This week, we spoke to Emma Smith, CEO and founder of community engagement site myEnvolve which aims to connect local communities to the decisions being made about them.  Its mantra is ‘no decision about me without me’.


TechSPARK: Emma, tell us a little bit about where you’ve come from…

Emma Smith: My background is in project management where I started my career for a number of public organisations – councils, NHS trusts. A big part of my job was working on the ground to consult the public on issues which affected them.

Eventually I worked my way up to become Director of Operations for Engagement for the council. In 2013 I completed a year of research for my MSc on issues with public engagement. What I found in my studies wasn’t Nobel Prize-winning stuff, but it confirmed what I’d experienced in my earlier work with the public: there are too many websites for community consultation. The places people find out about issues that affect them are too widespread and can cause a real headache. That gave me the idea for myEnvolve.

TS: Tell us a little about the myEnvolve project…

ES: MyEnvolve comes from a simple concept: we want to bring all public service providers and community engagement projects together in one space online so that anyone can use their postcode to find out what planned public work or projects will affect themselves and their families.

Before we launched the site we carried out a pilot to see whether service providers and the public would engage with the project. The organisations that used the site experienced seven to ten times more public engagement for their projects, while saving time and money on consultation costs. Our site gave the service providers opportunity to reach out to people they wouldn’t usually access thanks to our large public database.

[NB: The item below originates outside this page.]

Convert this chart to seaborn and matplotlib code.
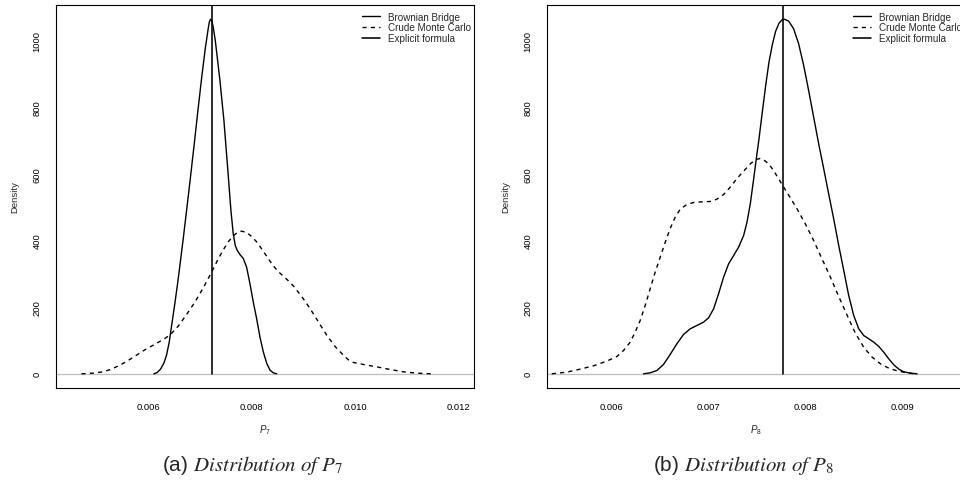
import numpy as np
import pandas as pd
import matplotlib
matplotlib.use("Agg")
import matplotlib.pyplot as plt
import seaborn as sns
from matplotlib.lines import Line2D

# ---------------- data ----------------
# Panel (a): distribution of P7
p7_bb_x = [0.006110, 0.006174, 0.006238, 0.006303, 0.006354, 0.006406, 0.006457,
           0.006509, 0.006560, 0.006612, 0.006676, 0.006741, 0.006805, 0.006882,
           0.006960, 0.007037, 0.007101, 0.007153, 0.007179, 0.007205, 0.007230,
           0.007256, 0.007295, 0.007333, 0.007385, 0.007462, 0.007533, 0.007597,
           0.007642, 0.007681, 0.007720, 0.007771, 0.007836, 0.007900, 0.007965,
           0.008029, 0.008093, 0.008158, 0.008222, 0.008287, 0.008351, 0.008415,
           0.008480]
p7_bb_y = [0, 4, 14, 32, 56, 95, 150, 205, 262, 325, 405, 490, 575, 680,
           790, 895, 975, 1030, 1055, 1064, 1058,
           1040, 1000, 950, 880, 760, 620, 490,
           420, 385, 370, 358, 346, 320, 270,
           215, 166, 110, 66, 32, 11, 3,
           0]
p7_mc_x = [0.004712, 0.004937, 0.005130, 0.005292, 0.005453, 0.005614, 0.005775,
           0.005936, 0.006097, 0.006258, 0.006419, 0.006580, 0.006741, 0.006902,
           0.007063, 0.007224, 0.007353, 0.007449, 0.007546, 0.007642, 0.007720,
           0.007803, 0.007900, 0.007997, 0.008093, 0.008222, 0.008351, 0.008448,
           0.008544, 0.008673, 0.008802, 0.008963, 0.009124, 0.009285, 0.009446,
           0.009607, 0.009768, 0.009865, 0.009961, 0.010187, 0.010412, 0.010670,
           0.010927, 0.011185, 0.011475]
p7_mc_y = [0, 2, 6, 14, 26, 40, 56,
           72, 86, 100, 116, 143, 178, 215,
           258, 305, 345, 372, 396, 414, 424,
           428, 424, 412, 396, 368, 338, 318,
           302, 284, 264, 232, 196, 156, 116,
           82, 56, 42, 34, 27, 21, 13,
           6, 2, 0]
p7_explicit = 0.007225
p7_xticks = [0.006, 0.008, 0.010, 0.012]
p7_xlim = (0.00422, 0.01229)

# Panel (b): distribution of P8
p8_bb_x = [0.006328, 0.006397, 0.006466, 0.006534, 0.006603, 0.006672, 0.006741,
           0.006810, 0.006879, 0.006948, 0.007000, 0.007052, 0.007103, 0.007155,
           0.007207, 0.007259, 0.007310, 0.007362, 0.007397, 0.007431, 0.007466,
           0.007493, 0.007521, 0.007555, 0.007590, 0.007624, 0.007659, 0.007693,
           0.007728, 0.007759, 0.007783, 0.007828, 0.007879, 0.007931, 0.007983,
           0.008034, 0.008086, 0.008138, 0.008190, 0.008241, 0.008293, 0.008345,
           0.008397, 0.008448, 0.008500, 0.008552, 0.008603, 0.008655, 0.008707,
           0.008759, 0.008810, 0.008862, 0.008914, 0.008966, 0.009017, 0.009086,
           0.009155]
p8_bb_y = [0, 3, 10, 28, 58, 90, 118,
           135, 145, 155, 168, 195, 240, 290,
           330, 355, 380, 415, 455, 510, 585,
           645, 705, 785, 865, 935, 988, 1028,
           1052, 1062, 1064, 1058, 1035, 990, 925,
           850, 770, 690, 615, 540, 465, 385,
           310, 235, 175, 135, 115, 105, 95,
           82, 65, 45, 27, 14, 6, 2,
           0]
p8_mc_x = [0.005379, 0.005534, 0.005672, 0.005810, 0.005948, 0.006052, 0.006121,
           0.006190, 0.006241, 0.006293, 0.006345, 0.006397, 0.006448, 0.006500,
           0.006552, 0.006603, 0.006655, 0.006707, 0.006776, 0.006845, 0.006931,
           0.007017, 0.007086, 0.007155, 0.007224, 0.007293, 0.007362, 0.007431,
           0.007483, 0.007528, 0.007569, 0.007621, 0.007672, 0.007724, 0.007776,
           0.007845, 0.007914, 0.008000, 0.008086, 0.008172, 0.008259, 0.008345,
           0.008431, 0.008517, 0.008603, 0.008690, 0.008776, 0.008862, 0.008948,
           0.009034, 0.009121]
p8_mc_y = [0, 5, 14, 24, 38, 52, 70,
           95, 125, 160, 205, 256, 305, 350,
           395, 436, 470, 494, 508, 514, 516,
           517, 524, 538, 560, 586, 608, 630,
           642, 646, 642, 630, 610, 585, 560,
           528, 495, 450, 400, 345, 290, 232,
           176, 122, 80, 50, 30, 17, 9,
           4, 0]
p8_explicit = 0.007765
p8_xticks = [0.006, 0.007, 0.008, 0.009]
p8_xlim = (0.00533, 0.00965)

yticks = [0, 200, 400, 600, 800, 1000]
legend_labels = ["Brownian Bridge", "Crude Monte Carlo", "Explicit formula"]
xlabels = [r"$P_7$", r"$P_8$"]
subtitles = [r"(a) $\mathit{Distribution\ of\ P}_7$", r"(b) $\mathit{Distribution\ of\ P}_8$"]

# ---------------- style ----------------
sns.set_style("white")
plt.rcParams["font.family"] = ["Liberation Sans", "DejaVu Sans"]
plt.rcParams["mathtext.fontset"] = "custom"
plt.rcParams["mathtext.it"] = "Liberation Sans:italic"
plt.rcParams["mathtext.rm"] = "Liberation Sans"
plt.rcParams["mathtext.bf"] = "Liberation Sans:bold"

W, H = 960, 485
fig = plt.figure(figsize=(W / 100, H / 100), dpi=100)

panels = [
    dict(bbx=p7_bb_x, bby=p7_bb_y, mcx=p7_mc_x, mcy=p7_mc_y, ex=p7_explicit,
         xt=p7_xticks, xlim=p7_xlim, left=56, sub_x=253),
    dict(bbx=p8_bb_x, bby=p8_bb_y, mcx=p8_mc_x, mcy=p8_mc_y, ex=p8_explicit,
         xt=p8_xticks, xlim=p8_xlim, left=547, sub_x=744),
]

ax_w, ax_top, ax_bot = 418, 6, 389
dash = (0, (3, 3))
lw = 1.0

for i, p in enumerate(panels):
    ax = fig.add_axes([p["left"] / W, 1 - ax_bot / H, ax_w / W, (ax_bot - ax_top) / H])
    df_bb = pd.DataFrame({"x": p["bbx"], "y": p["bby"]})
    df_mc = pd.DataFrame({"x": p["mcx"], "y": p["mcy"]})
    ax.axhline(0, color="#BEBEBE", lw=0.9, zorder=1)
    sns.lineplot(data=df_bb, x="x", y="y", ax=ax, color="black", lw=lw,
                 sort=False, estimator=None, zorder=3)
    sns.lineplot(data=df_mc, x="x", y="y", ax=ax, color="black", lw=lw,
                 linestyle=dash, sort=False, estimator=None, zorder=3)
    m = max(max(p["bby"]), max(p["mcy"]))
    ylo, yhi = -0.04 * m, 1.04 * m
    ax.set_ylim(ylo, yhi)
    ax.set_xlim(*p["xlim"])
    ax.axvline(p["ex"], ymin=(0 - ylo) / (yhi - ylo), ymax=1, color="black",
               lw=1.15, zorder=4)

    ax.set_xticks(p["xt"])
    ax.set_xticklabels([f"{v:.3f}" for v in p["xt"]])
    ax.set_yticks(yticks)
    ax.set_yticklabels([str(v) for v in yticks], rotation=90, va="center")
    ax.tick_params(axis="both", length=0, labelsize=6.8, colors="black")
    ax.tick_params(axis="x", pad=10)
    ax.tick_params(axis="y", pad=10.5)
    ax.set_xlabel(xlabels[i], fontsize=7, labelpad=8)
    ax.set_ylabel("Density", fontsize=6.8, labelpad=9.5)
    for s in ax.spines.values():
        s.set_visible(True)
        s.set_color("black")
        s.set_linewidth(0.8)

    handles = [Line2D([], [], color="black", lw=lw),
               Line2D([], [], color="black", lw=lw, linestyle=dash),
               Line2D([], [], color="black", lw=1.15)]
    ax.legend(handles, legend_labels, loc="upper left", bbox_to_anchor=(0.731, 0.983),
              frameon=False, fontsize=7.1, borderpad=0, borderaxespad=0,
              handlelength=1.85, handletextpad=0.8, labelspacing=0.1)

    fig.text(p["sub_x"] / W, 1 - 466 / H, subtitles[i], ha="center", va="center",
             fontsize=15, math_fontfamily="stix")

fig.savefig("out.png", dpi=100)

“The government doesn’t know how to engage with the public – we want to change that”

 

TS: How long has myEnvolve been running?

ES: We began building the site in March last year. The process started when I visited SETsquared at the University of Bath. I told Simon Bond and the team the idea behind myEnvolve, but I had no money and no technical expertise. They suggested I partner with a technical officer, to begin building a website and get the project off the ground. They found me a CTO, who immediately understood my vision for the project and its potential, and came on-board straight away.

Getting technical help was the best decision I’ve made so far. We then spent a year piloting the scheme, and launched on April 2nd 2014 at St James’s Palace, at the invitation of the Duke of York.

TS: While the idea for myEnvolve was born out of your own research and working experience, it’s also got a strong ethical flavour, hasn’t it?

ES: Absolutely. A platform like myEnvolve has the potential to have huge social impact. Research shows that when people feel engaged with public projects they draw much more value from those them.

Take the Dorchester Street bus gate in Bath as an example. In the past months Bath City Council have been making thousands of pounds in fines for a scheme which most people didn’t know about because they weren’t aware of the consultation process behind the change. The money from those fines could have been saved and put into frontline council services.

myEnvolve_CEO_Emma_Smith_meets_the_Duke_of_York

We want to put all public consultation in one place. If I want to know about a road being built near my house or a new park for my children, I’ll go to myEnvolve. The project also has potential on a national scale: take the legislation for changes to cigarette packaging, which could have gone quite differently if more members of the public had had their say. The government doesn’t know how to engage with the public – we want to change that.

TS: How are things looking for the future of myEnvolve?

ES: During the pilot period we spoke to 90 organisations about using myEnvolve. 90% of them want to move forward with us because they know that digital inclusion is the way to get people involved in their projects. All of the public organisations in Bath and Wiltshire are on-board, which goes to show the potential for expanding the project on a national level – or even an international one.

“People tend to assume that London is the place to be to make tech projects work, when actually there’s so much going on outside the M25 corridor”

 

MyEnvolve is run using a freemium price model, which makes it accessible to all organisations. If a mothers’ group proposes to put some new equipment in a park, they can use myEnvolve at a low cost. Being accessible in this way is what makes myEnvolve unique.

TS: What are your next steps?

ES: We’re making myEnvolve work for Bath, Bristol, Swindon and the Wiltshire area first, then plan to roll out the scheme across the UK. Our vision is that in two to three years time, myEnvolve will be the place to find out what’s going on in different areas across the country.

TS: One last thing: why choose Bath for working on a project like myEnvolve?

ES: That’s easy; Bath is such a vibrant city with a great mix of tech-industries. People tend to assume that London is the place to be to make tech projects work, when actually there’s so much going on outside the M25 corridor. You only have to go to one of the BathSPARK or South West Founders meetings to see the amount of great work going on here – tickets for the BathSPARK events in particular, are snapped up immediately after they go on sale. We knew we wanted to grow myEnvolve within that tech environment.

Thanks to Emma for taking the time to talk to us.